▶ [What the exercise asks] Your task is to transcribe the records exactly, skipping every image.

▶ [Given data]
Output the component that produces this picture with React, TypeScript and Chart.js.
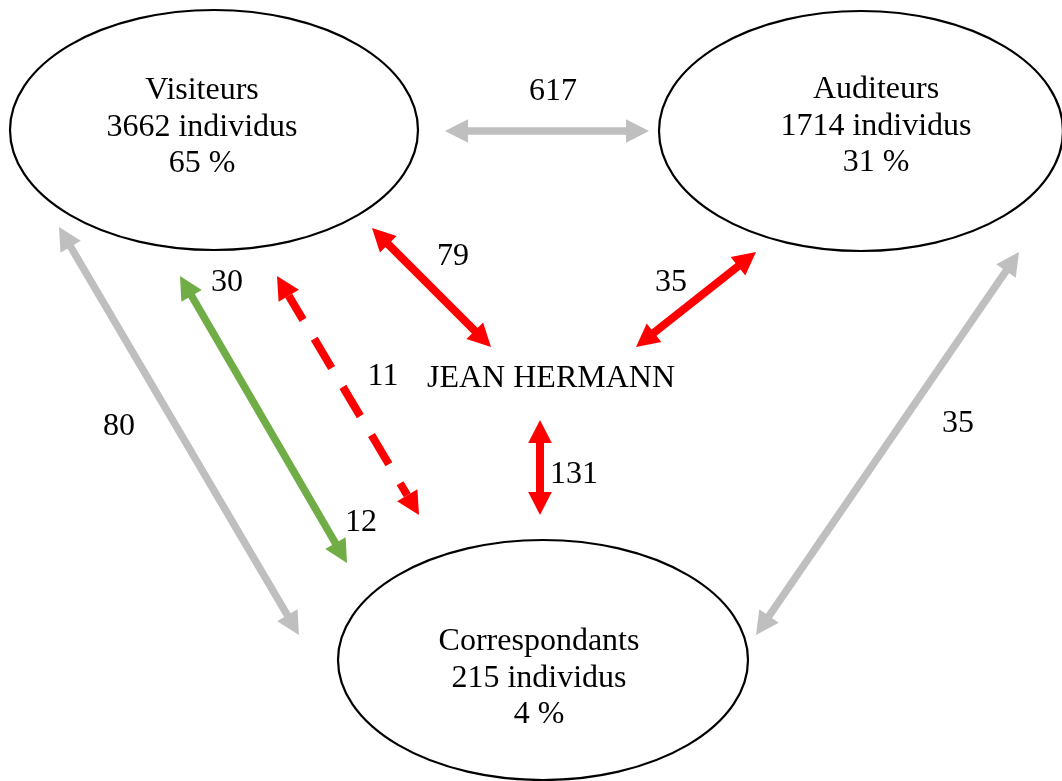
import React, { useEffect, useRef } from "react";
import { Chart, registerables } from "chart.js";

Chart.register(...registerables);

// ---- data ----
const NODE_NAMES = ["Visiteurs", "Auditeurs", "Correspondants"];
const NODE_COUNTS = [3662, 1714, 215];
const NODE_PCT = [65, 31, 4];
const CENTER_LABEL = "JEAN HERMANN";
const FLOW_VALUES = [617, 79, 35, 11, 131, 80, 35];
const GREEN_FLOW_VALUES = [30, 12];

// ---- layout (diagram units = pixels of the 1062x781 page) ----
const W = 1062;
const H = 781;
const NODE_CX = [214, 861, 543];
const NODE_CY = [130, 131, 660];
const NODE_RX = [204, 202, 205];
const NODE_RY = [120, 120, 120];
const NODE_TEXT_X = [202, 876, 539];
const NODE_TEXT_Y = [99, 98, 650];
const LINE_GAP = 36.7;
const CENTER_POS = { x: 551, y: 387 };

// arrows: [x1, y1, x2, y2]
const ARROW_617 = [445, 131, 649, 131];
const ARROW_79 = [372, 228, 491, 347];
const ARROW_35A = [756, 252, 636, 347];
const ARROW_11 = [277, 276, 419, 515];
const ARROW_GREEN = [180, 276, 347, 563];
const ARROW_131 = [540, 420, 540, 515];
const ARROW_80 = [59, 227, 299, 635];
const ARROW_35B = [1019, 252, 756, 635];

const FLOW_LABEL_POS = [
  [553, 100],
  [453, 265],
  [671, 291],
  [383, 385],
  [574, 483],
  [119, 435],
  [958, 432],
];
const GREEN_LABEL_POS = [
  [227, 291],
  [361, 531],
];

const RED = "#FF0000";
const GRAY = "#BFBFBF";
const GREEN = "#70AD47";
const FONT = '32px "Liberation Serif", "Times New Roman", serif';

function arrowDataset(a: number[], color: string, width: number, dashed = false) {
  return {
    kind: "arrow",
    data: [
      { x: a[0], y: a[1] },
      { x: a[2], y: a[3] },
    ],
    color,
    width,
    dashed,
    showLine: false,
    pointRadius: 0,
    pointHoverRadius: 0,
  };
}

const diagramPlugin = {
  id: "diagram",
  afterDatasetsDraw(chart: any) {
    const ctx: CanvasRenderingContext2D = chart.ctx;
    const xs = chart.scales.x;
    const ys = chart.scales.y;
    ctx.save();
    chart.data.datasets.forEach((ds: any, i: number) => {
      const pts = chart.getDatasetMeta(i).data;
      if (ds.kind === "node") {
        const cx = pts[0].x;
        const cy = pts[0].y;
        const rx = Math.abs(xs.getPixelForValue(ds.rx) - xs.getPixelForValue(0));
        const ry = Math.abs(ys.getPixelForValue(ds.ry) - ys.getPixelForValue(0));
        ctx.beginPath();
        ctx.ellipse(cx, cy, rx, ry, 0, 0, Math.PI * 2);
        ctx.lineWidth = 2.2;
        ctx.strokeStyle = "#000";
        ctx.setLineDash([]);
        ctx.stroke();
        ctx.fillStyle = "#000";
        ctx.font = FONT;
        ctx.textAlign = "center";
        ctx.textBaseline = "alphabetic";
        const tx = xs.getPixelForValue(ds.textX);
        ds.lines.forEach((line: string, k: number) => {
          const ty = ys.getPixelForValue(ds.textY + k * LINE_GAP);
          ctx.fillText(line, tx, ty);
        });
      } else if (ds.kind === "arrow") {
        const x1 = pts[0].x, y1 = pts[0].y, x2 = pts[1].x, y2 = pts[1].y;
        const len = Math.hypot(x2 - x1, y2 - y1);
        const ux = (x2 - x1) / len, uy = (y2 - y1) / len;
        const nx = -uy, ny = ux;
        const L = 23, HW = 11.8;
        ctx.strokeStyle = ds.color;
        ctx.fillStyle = ds.color;
        ctx.lineWidth = ds.width;
        ctx.lineCap = "butt";
        ctx.beginPath();
        if (ds.dashed) {
          ctx.setLineDash([34, 22]);
          ctx.lineDashOffset = 6;
          ctx.moveTo(x1 + ux * L, y1 + uy * L);
          ctx.lineTo(x2 - ux * L, y2 - uy * L);
        } else {
          ctx.setLineDash([]);
          ctx.moveTo(x1 + ux * (L - 2), y1 + uy * (L - 2));
          ctx.lineTo(x2 - ux * (L - 2), y2 - uy * (L - 2));
        }
        ctx.stroke();
        ctx.setLineDash([]);
        ctx.lineDashOffset = 0;
        const head = (tx: number, ty: number, dx: number, dy: number) => {
          const bx = tx + dx * L, by = ty + dy * L;
          ctx.beginPath();
          ctx.moveTo(tx, ty);
          ctx.lineTo(bx + nx * HW, by + ny * HW);
          ctx.lineTo(bx - nx * HW, by - ny * HW);
          ctx.closePath();
          ctx.fill();
        };
        head(x1, y1, ux, uy);
        head(x2, y2, -ux, -uy);
      } else if (ds.kind === "label") {
        ctx.fillStyle = "#000";
        ctx.font = FONT;
        ctx.textAlign = "center";
        ctx.textBaseline = "alphabetic";
        pts.forEach((p: any, k: number) => {
          ctx.fillText(ds.texts[k], p.x, p.y);
        });
      }
    });
    ctx.restore();
  },
};

export default function App() {
  const ref = useRef<HTMLCanvasElement | null>(null);

  useEffect(() => {
    document.body.style.margin = "0";
    const canvas = ref.current;
    if (!canvas) return;

    const nodeSets = NODE_NAMES.map((name, i) => ({
      kind: "node",
      data: [{ x: NODE_CX[i], y: NODE_CY[i] }],
      rx: NODE_RX[i],
      ry: NODE_RY[i],
      textX: NODE_TEXT_X[i],
      textY: NODE_TEXT_Y[i],
      lines: [name, `${NODE_COUNTS[i]} individus`, `${NODE_PCT[i]} %`],
      showLine: false,
      pointRadius: 0,
      pointHoverRadius: 0,
    }));

    const arrowSets = [
      arrowDataset(ARROW_617, GRAY, 7.5),
      arrowDataset(ARROW_79, RED, 8),
      arrowDataset(ARROW_35A, RED, 8),
      arrowDataset(ARROW_11, RED, 8, true),
      arrowDataset(ARROW_GREEN, GREEN, 7.5),
      arrowDataset(ARROW_131, RED, 8),
      arrowDataset(ARROW_80, GRAY, 7.5),
      arrowDataset(ARROW_35B, GRAY, 7.5),
    ];

    const labelSet = {
      kind: "label",
      data: [
        ...FLOW_LABEL_POS.map((p) => ({ x: p[0], y: p[1] })),
        ...GREEN_LABEL_POS.map((p) => ({ x: p[0], y: p[1] })),
        { x: CENTER_POS.x, y: CENTER_POS.y },
      ],
      texts: [
        ...FLOW_VALUES.map(String),
        ...GREEN_FLOW_VALUES.map(String),
        CENTER_LABEL,
      ],
      showLine: false,
      pointRadius: 0,
      pointHoverRadius: 0,
    };

    const chart = new Chart(canvas, {
      type: "scatter",
      data: { datasets: [...nodeSets, ...arrowSets, labelSet] as any },
      options: {
        animation: false,
        responsive: false,
        devicePixelRatio: 1,
        layout: { padding: 0 },
        events: [],
        scales: {
          x: { type: "linear", min: 0, max: W, display: false },
          y: { type: "linear", min: 0, max: H, reverse: true, display: false },
        },
        plugins: {
          legend: { display: false },
          tooltip: { enabled: false },
        },
      },
      plugins: [diagramPlugin],
    });

    return () => chart.destroy();
  }, []);

  return (
    <canvas
      ref={ref}
      width={W}
      height={H}
      style={{ display: "block", width: W, height: H, background: "#fff" }}
    />
  );
}
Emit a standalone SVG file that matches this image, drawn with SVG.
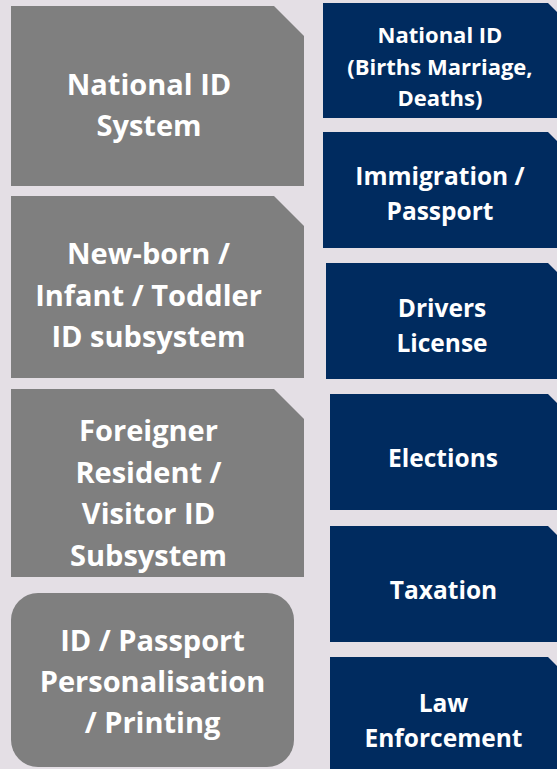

▶ [Problem solution]
Output the component that produces this picture with React, TypeScript and Chart.js.
import React, { useEffect, useRef } from "react";
import { Chart, registerables } from "chart.js";

Chart.register(...registerables);

// ---- data ----
const NODE_NAMES = ["Visiteurs", "Auditeurs", "Correspondants"];
const NODE_COUNTS = [3662, 1714, 215];
const NODE_PCT = [65, 31, 4];
const CENTER_LABEL = "JEAN HERMANN";
const FLOW_VALUES = [617, 79, 35, 11, 131, 80, 35];
const GREEN_FLOW_VALUES = [30, 12];

// ---- layout (diagram units = pixels of the 1062x781 page) ----
const W = 1062;
const H = 781;
const NODE_CX = [214, 861, 543];
const NODE_CY = [130, 131, 660];
const NODE_RX = [204, 202, 205];
const NODE_RY = [120, 120, 120];
const NODE_TEXT_X = [202, 876, 539];
const NODE_TEXT_Y = [99, 98, 650];
const LINE_GAP = 36.7;
const CENTER_POS = { x: 551, y: 387 };

// arrows: [x1, y1, x2, y2]
const ARROW_617 = [445, 131, 649, 131];
const ARROW_79 = [372, 228, 491, 347];
const ARROW_35A = [756, 252, 636, 347];
const ARROW_11 = [277, 276, 419, 515];
const ARROW_GREEN = [180, 276, 347, 563];
const ARROW_131 = [540, 420, 540, 515];
const ARROW_80 = [59, 227, 299, 635];
const ARROW_35B = [1019, 252, 756, 635];

const FLOW_LABEL_POS = [
  [553, 100],
  [453, 265],
  [671, 291],
  [383, 385],
  [574, 483],
  [119, 435],
  [958, 432],
];
const GREEN_LABEL_POS = [
  [227, 291],
  [361, 531],
];

const RED = "#FF0000";
const GRAY = "#BFBFBF";
const GREEN = "#70AD47";
const FONT = '32px "Liberation Serif", "Times New Roman", serif';

function arrowDataset(a: number[], color: string, width: number, dashed = false) {
  return {
    kind: "arrow",
    data: [
      { x: a[0], y: a[1] },
      { x: a[2], y: a[3] },
    ],
    color,
    width,
    dashed,
    showLine: false,
    pointRadius: 0,
    pointHoverRadius: 0,
  };
}

const diagramPlugin = {
  id: "diagram",
  afterDatasetsDraw(chart: any) {
    const ctx: CanvasRenderingContext2D = chart.ctx;
    const xs = chart.scales.x;
    const ys = chart.scales.y;
    ctx.save();
    chart.data.datasets.forEach((ds: any, i: number) => {
      const pts = chart.getDatasetMeta(i).data;
      if (ds.kind === "node") {
        const cx = pts[0].x;
        const cy = pts[0].y;
        const rx = Math.abs(xs.getPixelForValue(ds.rx) - xs.getPixelForValue(0));
        const ry = Math.abs(ys.getPixelForValue(ds.ry) - ys.getPixelForValue(0));
        ctx.beginPath();
        ctx.ellipse(cx, cy, rx, ry, 0, 0, Math.PI * 2);
        ctx.lineWidth = 2.2;
        ctx.strokeStyle = "#000";
        ctx.setLineDash([]);
        ctx.stroke();
        ctx.fillStyle = "#000";
        ctx.font = FONT;
        ctx.textAlign = "center";
        ctx.textBaseline = "alphabetic";
        const tx = xs.getPixelForValue(ds.textX);
        ds.lines.forEach((line: string, k: number) => {
          const ty = ys.getPixelForValue(ds.textY + k * LINE_GAP);
          ctx.fillText(line, tx, ty);
        });
      } else if (ds.kind === "arrow") {
        const x1 = pts[0].x, y1 = pts[0].y, x2 = pts[1].x, y2 = pts[1].y;
        const len = Math.hypot(x2 - x1, y2 - y1);
        const ux = (x2 - x1) / len, uy = (y2 - y1) / len;
        const nx = -uy, ny = ux;
        const L = 23, HW = 11.8;
        ctx.strokeStyle = ds.color;
        ctx.fillStyle = ds.color;
        ctx.lineWidth = ds.width;
        ctx.lineCap = "butt";
        ctx.beginPath();
        if (ds.dashed) {
          ctx.setLineDash([34, 22]);
          ctx.lineDashOffset = 6;
          ctx.moveTo(x1 + ux * L, y1 + uy * L);
          ctx.lineTo(x2 - ux * L, y2 - uy * L);
        } else {
          ctx.setLineDash([]);
          ctx.moveTo(x1 + ux * (L - 2), y1 + uy * (L - 2));
          ctx.lineTo(x2 - ux * (L - 2), y2 - uy * (L - 2));
        }
        ctx.stroke();
        ctx.setLineDash([]);
        ctx.lineDashOffset = 0;
        const head = (tx: number, ty: number, dx: number, dy: number) => {
          const bx = tx + dx * L, by = ty + dy * L;
          ctx.beginPath();
          ctx.moveTo(tx, ty);
          ctx.lineTo(bx + nx * HW, by + ny * HW);
          ctx.lineTo(bx - nx * HW, by - ny * HW);
          ctx.closePath();
          ctx.fill();
        };
        head(x1, y1, ux, uy);
        head(x2, y2, -ux, -uy);
      } else if (ds.kind === "label") {
        ctx.fillStyle = "#000";
        ctx.font = FONT;
        ctx.textAlign = "center";
        ctx.textBaseline = "alphabetic";
        pts.forEach((p: any, k: number) => {
          ctx.fillText(ds.texts[k], p.x, p.y);
        });
      }
    });
    ctx.restore();
  },
};

export default function App() {
  const ref = useRef<HTMLCanvasElement | null>(null);

  useEffect(() => {
    document.body.style.margin = "0";
    const canvas = ref.current;
    if (!canvas) return;

    const nodeSets = NODE_NAMES.map((name, i) => ({
      kind: "node",
      data: [{ x: NODE_CX[i], y: NODE_CY[i] }],
      rx: NODE_RX[i],
      ry: NODE_RY[i],
      textX: NODE_TEXT_X[i],
      textY: NODE_TEXT_Y[i],
      lines: [name, `${NODE_COUNTS[i]} individus`, `${NODE_PCT[i]} %`],
      showLine: false,
      pointRadius: 0,
      pointHoverRadius: 0,
    }));

    const arrowSets = [
      arrowDataset(ARROW_617, GRAY, 7.5),
      arrowDataset(ARROW_79, RED, 8),
      arrowDataset(ARROW_35A, RED, 8),
      arrowDataset(ARROW_11, RED, 8, true),
      arrowDataset(ARROW_GREEN, GREEN, 7.5),
      arrowDataset(ARROW_131, RED, 8),
      arrowDataset(ARROW_80, GRAY, 7.5),
      arrowDataset(ARROW_35B, GRAY, 7.5),
    ];

    const labelSet = {
      kind: "label",
      data: [
        ...FLOW_LABEL_POS.map((p) => ({ x: p[0], y: p[1] })),
        ...GREEN_LABEL_POS.map((p) => ({ x: p[0], y: p[1] })),
        { x: CENTER_POS.x, y: CENTER_POS.y },
      ],
      texts: [
        ...FLOW_VALUES.map(String),
        ...GREEN_FLOW_VALUES.map(String),
        CENTER_LABEL,
      ],
      showLine: false,
      pointRadius: 0,
      pointHoverRadius: 0,
    };

    const chart = new Chart(canvas, {
      type: "scatter",
      data: { datasets: [...nodeSets, ...arrowSets, labelSet] as any },
      options: {
        animation: false,
        responsive: false,
        devicePixelRatio: 1,
        layout: { padding: 0 },
        events: [],
        scales: {
          x: { type: "linear", min: 0, max: W, display: false },
          y: { type: "linear", min: 0, max: H, reverse: true, display: false },
        },
        plugins: {
          legend: { display: false },
          tooltip: { enabled: false },
        },
      },
      plugins: [diagramPlugin],
    });

    return () => chart.destroy();
  }, []);

  return (
    <canvas
      ref={ref}
      width={W}
      height={H}
      style={{ display: "block", width: W, height: H, background: "#fff" }}
    />
  );
}
Emit a standalone SVG file that matches this image, drawn with SVG.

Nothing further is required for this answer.